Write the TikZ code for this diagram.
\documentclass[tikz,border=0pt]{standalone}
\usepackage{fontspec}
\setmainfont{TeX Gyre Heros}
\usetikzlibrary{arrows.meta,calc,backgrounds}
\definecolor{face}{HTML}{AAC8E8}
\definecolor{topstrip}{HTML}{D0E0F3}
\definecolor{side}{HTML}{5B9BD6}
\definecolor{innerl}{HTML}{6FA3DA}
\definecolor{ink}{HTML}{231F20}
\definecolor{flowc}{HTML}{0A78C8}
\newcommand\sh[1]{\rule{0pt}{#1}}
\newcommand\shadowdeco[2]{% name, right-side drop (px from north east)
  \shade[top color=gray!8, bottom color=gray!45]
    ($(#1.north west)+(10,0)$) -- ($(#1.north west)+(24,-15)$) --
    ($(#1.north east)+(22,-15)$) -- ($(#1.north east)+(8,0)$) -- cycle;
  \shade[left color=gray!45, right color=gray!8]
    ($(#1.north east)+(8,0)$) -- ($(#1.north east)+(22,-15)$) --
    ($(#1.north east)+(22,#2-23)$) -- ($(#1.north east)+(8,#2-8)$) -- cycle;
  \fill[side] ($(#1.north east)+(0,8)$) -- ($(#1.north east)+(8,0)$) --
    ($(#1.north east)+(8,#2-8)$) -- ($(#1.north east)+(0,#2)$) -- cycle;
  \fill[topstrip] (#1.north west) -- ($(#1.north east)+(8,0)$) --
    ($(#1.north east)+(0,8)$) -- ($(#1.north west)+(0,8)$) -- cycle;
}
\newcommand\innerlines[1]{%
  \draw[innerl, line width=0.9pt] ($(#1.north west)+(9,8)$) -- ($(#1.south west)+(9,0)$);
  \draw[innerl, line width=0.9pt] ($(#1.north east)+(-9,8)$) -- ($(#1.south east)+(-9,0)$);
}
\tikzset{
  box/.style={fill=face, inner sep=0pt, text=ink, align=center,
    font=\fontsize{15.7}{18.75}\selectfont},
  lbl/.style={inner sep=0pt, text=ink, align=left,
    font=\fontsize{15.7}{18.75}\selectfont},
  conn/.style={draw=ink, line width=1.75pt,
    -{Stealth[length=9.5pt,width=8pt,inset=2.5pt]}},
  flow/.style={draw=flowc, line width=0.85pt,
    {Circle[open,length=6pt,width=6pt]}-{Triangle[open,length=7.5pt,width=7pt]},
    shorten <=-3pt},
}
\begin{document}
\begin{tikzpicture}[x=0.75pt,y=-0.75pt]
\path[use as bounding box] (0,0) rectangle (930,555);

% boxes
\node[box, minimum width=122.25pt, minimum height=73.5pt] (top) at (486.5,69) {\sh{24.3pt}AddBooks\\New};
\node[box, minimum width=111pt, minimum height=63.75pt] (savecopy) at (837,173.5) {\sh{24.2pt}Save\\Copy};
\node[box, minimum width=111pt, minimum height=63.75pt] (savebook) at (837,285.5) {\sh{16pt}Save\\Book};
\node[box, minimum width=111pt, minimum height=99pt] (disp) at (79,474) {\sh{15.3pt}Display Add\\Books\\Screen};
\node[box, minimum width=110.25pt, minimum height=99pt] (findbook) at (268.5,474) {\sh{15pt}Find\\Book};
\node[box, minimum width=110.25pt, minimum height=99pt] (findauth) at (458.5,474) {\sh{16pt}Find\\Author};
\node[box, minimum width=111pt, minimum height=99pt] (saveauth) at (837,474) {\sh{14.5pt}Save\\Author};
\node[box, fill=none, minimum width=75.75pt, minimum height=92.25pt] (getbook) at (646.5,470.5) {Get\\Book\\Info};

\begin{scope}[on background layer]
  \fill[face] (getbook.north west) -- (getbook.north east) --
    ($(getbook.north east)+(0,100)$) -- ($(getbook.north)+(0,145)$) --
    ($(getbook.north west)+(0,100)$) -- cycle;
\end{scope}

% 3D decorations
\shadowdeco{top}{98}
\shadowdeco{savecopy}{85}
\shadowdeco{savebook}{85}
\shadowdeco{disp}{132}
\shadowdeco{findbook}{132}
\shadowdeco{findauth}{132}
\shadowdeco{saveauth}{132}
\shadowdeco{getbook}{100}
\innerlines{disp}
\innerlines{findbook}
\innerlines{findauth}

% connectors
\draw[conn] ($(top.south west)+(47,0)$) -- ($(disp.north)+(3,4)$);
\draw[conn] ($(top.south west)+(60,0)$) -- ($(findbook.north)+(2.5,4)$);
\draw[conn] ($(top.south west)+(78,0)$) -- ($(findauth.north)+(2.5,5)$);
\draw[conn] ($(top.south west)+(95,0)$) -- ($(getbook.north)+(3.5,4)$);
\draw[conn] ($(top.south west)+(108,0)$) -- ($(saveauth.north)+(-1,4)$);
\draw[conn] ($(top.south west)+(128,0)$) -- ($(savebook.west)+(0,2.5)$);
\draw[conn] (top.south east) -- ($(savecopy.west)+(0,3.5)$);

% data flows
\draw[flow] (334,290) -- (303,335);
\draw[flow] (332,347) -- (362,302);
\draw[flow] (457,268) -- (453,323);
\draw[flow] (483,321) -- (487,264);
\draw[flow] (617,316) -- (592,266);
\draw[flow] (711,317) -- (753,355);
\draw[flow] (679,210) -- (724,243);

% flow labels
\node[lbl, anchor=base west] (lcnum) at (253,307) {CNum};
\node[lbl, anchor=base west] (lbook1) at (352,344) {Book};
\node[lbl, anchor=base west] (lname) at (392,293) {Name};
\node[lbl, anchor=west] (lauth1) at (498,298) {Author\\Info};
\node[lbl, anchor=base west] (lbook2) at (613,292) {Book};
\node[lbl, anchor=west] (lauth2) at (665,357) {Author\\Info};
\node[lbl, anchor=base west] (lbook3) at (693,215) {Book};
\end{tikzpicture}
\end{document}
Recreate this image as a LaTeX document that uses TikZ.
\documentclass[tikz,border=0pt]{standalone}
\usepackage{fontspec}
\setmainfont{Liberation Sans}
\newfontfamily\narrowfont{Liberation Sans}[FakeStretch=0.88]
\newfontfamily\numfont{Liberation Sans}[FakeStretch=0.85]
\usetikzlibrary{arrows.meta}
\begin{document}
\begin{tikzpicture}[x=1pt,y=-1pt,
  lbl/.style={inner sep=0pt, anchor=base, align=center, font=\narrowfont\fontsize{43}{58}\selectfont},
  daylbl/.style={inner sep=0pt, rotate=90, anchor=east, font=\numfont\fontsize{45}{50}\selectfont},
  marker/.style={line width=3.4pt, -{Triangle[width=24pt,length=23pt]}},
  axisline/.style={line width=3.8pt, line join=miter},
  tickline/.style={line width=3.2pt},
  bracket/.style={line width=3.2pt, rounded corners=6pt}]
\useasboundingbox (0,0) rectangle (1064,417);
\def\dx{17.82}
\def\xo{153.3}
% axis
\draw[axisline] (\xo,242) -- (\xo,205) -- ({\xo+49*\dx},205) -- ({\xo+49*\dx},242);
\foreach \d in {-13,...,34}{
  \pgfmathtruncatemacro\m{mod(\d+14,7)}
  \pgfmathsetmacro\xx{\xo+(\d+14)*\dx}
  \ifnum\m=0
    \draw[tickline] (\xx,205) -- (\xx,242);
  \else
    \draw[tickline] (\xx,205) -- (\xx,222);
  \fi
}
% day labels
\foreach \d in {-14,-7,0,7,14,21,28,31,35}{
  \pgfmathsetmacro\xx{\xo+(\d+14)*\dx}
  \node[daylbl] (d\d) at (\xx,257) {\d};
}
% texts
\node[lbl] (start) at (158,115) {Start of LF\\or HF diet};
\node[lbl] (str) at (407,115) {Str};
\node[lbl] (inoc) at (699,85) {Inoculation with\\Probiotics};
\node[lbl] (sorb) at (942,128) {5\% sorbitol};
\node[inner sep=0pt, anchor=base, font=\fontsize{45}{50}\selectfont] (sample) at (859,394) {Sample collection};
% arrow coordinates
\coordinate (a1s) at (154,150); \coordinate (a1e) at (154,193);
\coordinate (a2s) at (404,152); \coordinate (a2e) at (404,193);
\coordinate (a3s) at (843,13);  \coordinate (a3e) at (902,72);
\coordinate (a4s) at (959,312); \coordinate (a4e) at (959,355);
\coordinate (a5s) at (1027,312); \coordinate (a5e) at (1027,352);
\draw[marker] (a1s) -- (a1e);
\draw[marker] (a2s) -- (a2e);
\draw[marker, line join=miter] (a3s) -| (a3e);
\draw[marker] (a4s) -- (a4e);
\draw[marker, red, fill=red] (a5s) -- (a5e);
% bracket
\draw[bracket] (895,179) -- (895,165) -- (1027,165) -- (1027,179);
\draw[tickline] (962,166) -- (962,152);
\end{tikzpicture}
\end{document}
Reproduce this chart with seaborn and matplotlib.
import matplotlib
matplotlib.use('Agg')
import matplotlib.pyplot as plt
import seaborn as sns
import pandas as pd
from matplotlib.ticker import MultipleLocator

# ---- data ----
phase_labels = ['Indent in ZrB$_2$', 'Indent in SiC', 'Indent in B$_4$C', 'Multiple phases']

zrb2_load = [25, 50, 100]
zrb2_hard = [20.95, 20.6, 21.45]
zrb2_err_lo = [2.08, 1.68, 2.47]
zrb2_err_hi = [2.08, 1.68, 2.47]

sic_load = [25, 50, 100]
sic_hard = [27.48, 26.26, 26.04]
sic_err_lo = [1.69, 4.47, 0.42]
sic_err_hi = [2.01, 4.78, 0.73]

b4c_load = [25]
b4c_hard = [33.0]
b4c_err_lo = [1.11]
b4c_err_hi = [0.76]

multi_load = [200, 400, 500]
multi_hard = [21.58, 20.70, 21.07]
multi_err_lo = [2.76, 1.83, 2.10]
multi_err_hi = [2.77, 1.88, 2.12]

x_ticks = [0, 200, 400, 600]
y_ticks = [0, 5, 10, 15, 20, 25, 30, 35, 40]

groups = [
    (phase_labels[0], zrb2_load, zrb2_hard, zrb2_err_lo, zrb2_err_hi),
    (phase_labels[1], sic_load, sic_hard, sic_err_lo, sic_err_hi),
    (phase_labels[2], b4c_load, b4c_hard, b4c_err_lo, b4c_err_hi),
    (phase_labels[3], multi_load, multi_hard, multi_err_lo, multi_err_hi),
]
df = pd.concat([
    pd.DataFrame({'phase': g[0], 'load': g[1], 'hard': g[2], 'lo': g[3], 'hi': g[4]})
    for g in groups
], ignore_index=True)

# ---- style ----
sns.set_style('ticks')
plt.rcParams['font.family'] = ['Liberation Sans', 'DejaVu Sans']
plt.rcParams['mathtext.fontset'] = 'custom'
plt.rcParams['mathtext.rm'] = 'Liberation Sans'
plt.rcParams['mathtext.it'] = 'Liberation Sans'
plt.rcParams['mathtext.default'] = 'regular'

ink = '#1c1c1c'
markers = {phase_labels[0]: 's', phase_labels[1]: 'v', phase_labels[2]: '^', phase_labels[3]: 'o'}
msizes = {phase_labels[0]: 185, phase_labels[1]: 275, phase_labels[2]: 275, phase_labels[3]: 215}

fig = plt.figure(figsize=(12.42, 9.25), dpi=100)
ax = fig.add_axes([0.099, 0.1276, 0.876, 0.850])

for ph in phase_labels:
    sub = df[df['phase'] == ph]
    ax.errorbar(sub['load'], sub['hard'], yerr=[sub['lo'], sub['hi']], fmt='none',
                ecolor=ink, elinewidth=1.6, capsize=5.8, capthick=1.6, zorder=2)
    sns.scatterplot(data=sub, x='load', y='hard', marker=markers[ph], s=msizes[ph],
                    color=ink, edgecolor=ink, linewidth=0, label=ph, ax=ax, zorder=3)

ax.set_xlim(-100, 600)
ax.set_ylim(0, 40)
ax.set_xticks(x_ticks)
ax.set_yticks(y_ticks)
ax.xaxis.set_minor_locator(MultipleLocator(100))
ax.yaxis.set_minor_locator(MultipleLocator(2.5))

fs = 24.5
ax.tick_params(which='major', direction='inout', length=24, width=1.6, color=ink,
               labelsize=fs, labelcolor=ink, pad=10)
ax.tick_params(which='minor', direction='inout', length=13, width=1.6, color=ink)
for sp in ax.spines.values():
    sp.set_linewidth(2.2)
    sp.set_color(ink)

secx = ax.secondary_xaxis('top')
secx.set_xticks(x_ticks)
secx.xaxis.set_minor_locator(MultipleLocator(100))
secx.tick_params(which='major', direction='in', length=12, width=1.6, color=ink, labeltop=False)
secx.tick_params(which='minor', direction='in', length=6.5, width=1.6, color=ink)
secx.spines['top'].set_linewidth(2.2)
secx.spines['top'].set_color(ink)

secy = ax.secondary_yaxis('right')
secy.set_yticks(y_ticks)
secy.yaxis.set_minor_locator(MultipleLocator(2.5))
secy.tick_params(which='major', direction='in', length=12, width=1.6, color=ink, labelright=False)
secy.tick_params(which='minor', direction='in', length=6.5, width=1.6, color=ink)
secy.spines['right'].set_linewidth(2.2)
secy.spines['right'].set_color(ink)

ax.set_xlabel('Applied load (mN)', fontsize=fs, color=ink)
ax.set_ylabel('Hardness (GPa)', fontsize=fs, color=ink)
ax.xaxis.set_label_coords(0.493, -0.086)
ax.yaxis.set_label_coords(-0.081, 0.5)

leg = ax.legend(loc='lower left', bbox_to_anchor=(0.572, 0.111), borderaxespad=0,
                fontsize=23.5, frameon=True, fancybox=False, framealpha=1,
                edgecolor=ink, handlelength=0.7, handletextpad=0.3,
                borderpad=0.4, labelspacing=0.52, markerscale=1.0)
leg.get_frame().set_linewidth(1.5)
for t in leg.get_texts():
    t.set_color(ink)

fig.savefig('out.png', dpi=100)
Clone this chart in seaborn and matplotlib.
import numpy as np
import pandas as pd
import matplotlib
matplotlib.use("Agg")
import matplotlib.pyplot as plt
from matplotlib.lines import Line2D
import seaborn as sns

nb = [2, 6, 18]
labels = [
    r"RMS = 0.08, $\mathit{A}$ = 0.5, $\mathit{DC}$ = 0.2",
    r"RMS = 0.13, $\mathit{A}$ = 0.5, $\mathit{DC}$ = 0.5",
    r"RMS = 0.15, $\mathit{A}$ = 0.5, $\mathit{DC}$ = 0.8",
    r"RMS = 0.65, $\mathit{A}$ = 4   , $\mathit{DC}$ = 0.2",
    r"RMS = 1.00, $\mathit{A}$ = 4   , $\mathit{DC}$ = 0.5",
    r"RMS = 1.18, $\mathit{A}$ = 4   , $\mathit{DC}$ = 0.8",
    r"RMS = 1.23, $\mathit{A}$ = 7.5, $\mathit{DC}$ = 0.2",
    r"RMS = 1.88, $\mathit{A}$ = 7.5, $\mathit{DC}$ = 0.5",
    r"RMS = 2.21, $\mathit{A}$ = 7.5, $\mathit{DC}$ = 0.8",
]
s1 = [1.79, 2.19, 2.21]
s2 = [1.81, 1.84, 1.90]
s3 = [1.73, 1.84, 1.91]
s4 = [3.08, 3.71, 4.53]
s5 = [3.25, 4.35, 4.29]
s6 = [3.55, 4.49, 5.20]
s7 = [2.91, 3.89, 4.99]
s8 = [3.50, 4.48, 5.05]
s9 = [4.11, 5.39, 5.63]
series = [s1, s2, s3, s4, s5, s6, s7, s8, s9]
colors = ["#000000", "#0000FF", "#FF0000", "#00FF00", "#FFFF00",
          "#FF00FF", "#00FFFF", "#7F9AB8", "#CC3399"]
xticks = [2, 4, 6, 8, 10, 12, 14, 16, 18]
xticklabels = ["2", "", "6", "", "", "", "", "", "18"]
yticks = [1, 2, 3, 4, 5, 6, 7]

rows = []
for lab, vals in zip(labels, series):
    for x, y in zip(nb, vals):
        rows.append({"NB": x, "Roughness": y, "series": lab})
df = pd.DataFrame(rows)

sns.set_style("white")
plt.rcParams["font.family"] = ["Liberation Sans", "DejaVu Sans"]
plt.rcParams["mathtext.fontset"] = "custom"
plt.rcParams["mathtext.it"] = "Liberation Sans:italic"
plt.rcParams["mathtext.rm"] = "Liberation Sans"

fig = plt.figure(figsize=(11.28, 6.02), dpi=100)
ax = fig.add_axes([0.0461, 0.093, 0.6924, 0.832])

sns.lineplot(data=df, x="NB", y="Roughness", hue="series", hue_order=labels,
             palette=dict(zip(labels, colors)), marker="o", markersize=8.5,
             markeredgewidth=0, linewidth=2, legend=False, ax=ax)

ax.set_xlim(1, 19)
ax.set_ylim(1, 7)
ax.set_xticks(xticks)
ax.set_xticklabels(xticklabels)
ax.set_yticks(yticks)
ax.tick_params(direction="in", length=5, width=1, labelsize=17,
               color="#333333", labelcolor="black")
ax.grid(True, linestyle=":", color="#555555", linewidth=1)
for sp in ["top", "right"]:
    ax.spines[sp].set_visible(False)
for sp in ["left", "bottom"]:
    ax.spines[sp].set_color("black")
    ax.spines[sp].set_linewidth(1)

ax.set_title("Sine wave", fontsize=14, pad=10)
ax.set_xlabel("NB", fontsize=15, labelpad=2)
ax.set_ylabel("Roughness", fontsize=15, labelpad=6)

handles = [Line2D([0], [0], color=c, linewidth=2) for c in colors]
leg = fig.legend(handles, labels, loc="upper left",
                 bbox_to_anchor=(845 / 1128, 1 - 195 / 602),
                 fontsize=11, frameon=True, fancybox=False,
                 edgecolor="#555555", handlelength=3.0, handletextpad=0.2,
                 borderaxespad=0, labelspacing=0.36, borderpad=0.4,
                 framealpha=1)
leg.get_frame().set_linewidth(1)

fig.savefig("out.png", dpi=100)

- [Task description] Give the lines again, exactly as they stand, from the beginning of the data through the line with "(0,0) rectangle (930,555);".

- [Problem solution]
Write the TikZ code for this diagram.
\documentclass[tikz,border=0pt]{standalone}
\usepackage{fontspec}
\setmainfont{TeX Gyre Heros}
\usetikzlibrary{arrows.meta,calc,backgrounds}
\definecolor{face}{HTML}{AAC8E8}
\definecolor{topstrip}{HTML}{D0E0F3}
\definecolor{side}{HTML}{5B9BD6}
\definecolor{innerl}{HTML}{6FA3DA}
\definecolor{ink}{HTML}{231F20}
\definecolor{flowc}{HTML}{0A78C8}
\newcommand\sh[1]{\rule{0pt}{#1}}
\newcommand\shadowdeco[2]{% name, right-side drop (px from north east)
  \shade[top color=gray!8, bottom color=gray!45]
    ($(#1.north west)+(10,0)$) -- ($(#1.north west)+(24,-15)$) --
    ($(#1.north east)+(22,-15)$) -- ($(#1.north east)+(8,0)$) -- cycle;
  \shade[left color=gray!45, right color=gray!8]
    ($(#1.north east)+(8,0)$) -- ($(#1.north east)+(22,-15)$) --
    ($(#1.north east)+(22,#2-23)$) -- ($(#1.north east)+(8,#2-8)$) -- cycle;
  \fill[side] ($(#1.north east)+(0,8)$) -- ($(#1.north east)+(8,0)$) --
    ($(#1.north east)+(8,#2-8)$) -- ($(#1.north east)+(0,#2)$) -- cycle;
  \fill[topstrip] (#1.north west) -- ($(#1.north east)+(8,0)$) --
    ($(#1.north east)+(0,8)$) -- ($(#1.north west)+(0,8)$) -- cycle;
}
\newcommand\innerlines[1]{%
  \draw[innerl, line width=0.9pt] ($(#1.north west)+(9,8)$) -- ($(#1.south west)+(9,0)$);
  \draw[innerl, line width=0.9pt] ($(#1.north east)+(-9,8)$) -- ($(#1.south east)+(-9,0)$);
}
\tikzset{
  box/.style={fill=face, inner sep=0pt, text=ink, align=center,
    font=\fontsize{15.7}{18.75}\selectfont},
  lbl/.style={inner sep=0pt, text=ink, align=left,
    font=\fontsize{15.7}{18.75}\selectfont},
  conn/.style={draw=ink, line width=1.75pt,
    -{Stealth[length=9.5pt,width=8pt,inset=2.5pt]}},
  flow/.style={draw=flowc, line width=0.85pt,
    {Circle[open,length=6pt,width=6pt]}-{Triangle[open,length=7.5pt,width=7pt]},
    shorten <=-3pt},
}
\begin{document}
\begin{tikzpicture}[x=0.75pt,y=-0.75pt]
\path[use as bounding box] (0,0) rectangle (930,555);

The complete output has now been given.